Die spektakulärste Idee: Die Menschheit schießt mit Raketen Tausende Satelliten in den Weltraum. In 1,5 Millionen Kilometer Entfernung (am sogenannten Lagrange-Punkt L1) formieren sie sich zu einem Schwarm und spannen riesige dünne Folien als Sonnenschirm über der Welt aus. Dort sind die Gravitations- und Zentrifugalkräfte, die auf den Schild wirken, im Gleichgewicht. So kreist er mit der Erde um die Sonne und hält bis zu 2 Prozent des Lichts vom Blauen Planeten fern.

Ingenieur Rolf Janovsky, Leiter Vorentwicklung der Sparte Space Systems beim Bremer Unternehmen OHB, erklärt: „Wir würden eine kleine künstliche Sonnenfinsternis erzeugen, einen Schatten auf die Erde werfen.“ Es würde kälter, die Erwärmung wäre gebremst.

Noch ist das Science-Fiction. Der Sonnenschild würde 900 Kilometer Durchmesser haben und „könnte je nach Technologiereife zwischen 10 und 50 Millionen Tonnen wiegen“, kalkulieren Janovsky und sein Team von OHB. Sie hoffen auf die neue Superrakete „Starship“ des Unternehmens SpaceX von Tesla-Chef Elon Musk, die viermal so viel Nutzlast transportieren kann wie die bisher stärksten Raketen.

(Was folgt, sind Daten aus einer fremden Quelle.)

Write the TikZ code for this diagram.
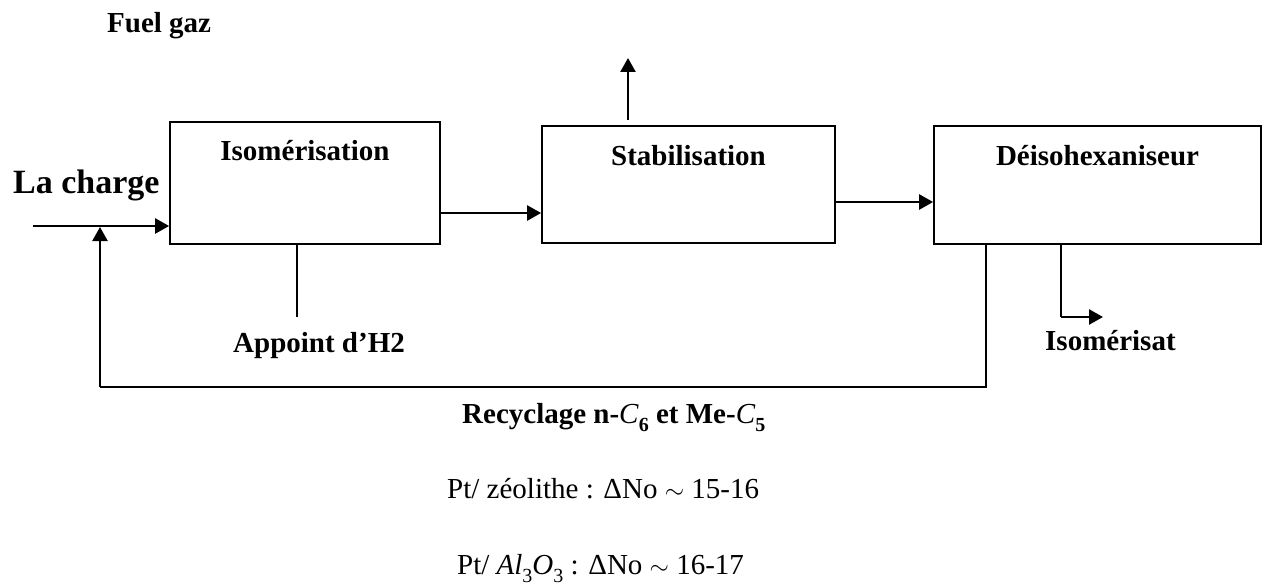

Das Weltrettungsprojekt bräuchte eine „global konzertierte Aktion“ vieler Staaten. Die Kosten dürften „in der Größenordnung von über 1 Billion Euro“ liegen, eine Zahl mit zwölf Nullen. „Aber“, so Janovsky, „bei gewaltigen Problemen wie dem Klimawandel können wir nur etwas mit Lösungen erreichen, die auch weit über das Normale hinausgehen.“

Ein dicker Vorteil des Sonnenschilds wäre: „Wir könnten die Beschattung von der Erde aus steuern.“ Der erzeugte Schatten könnte gezielt auf die Regionen der Erde gelenkt werden, wo er am wirksamsten ist. Und der Schirm wäre wieder einklappbar. Denn er soll nur so lange kühlen, bis die Menschheit das Klimagas verringert hat. Umweltschützer hingegen befürchten, dass das dann nicht mehr passiert. Geo-Engineering-Projekte sind daher umstritten.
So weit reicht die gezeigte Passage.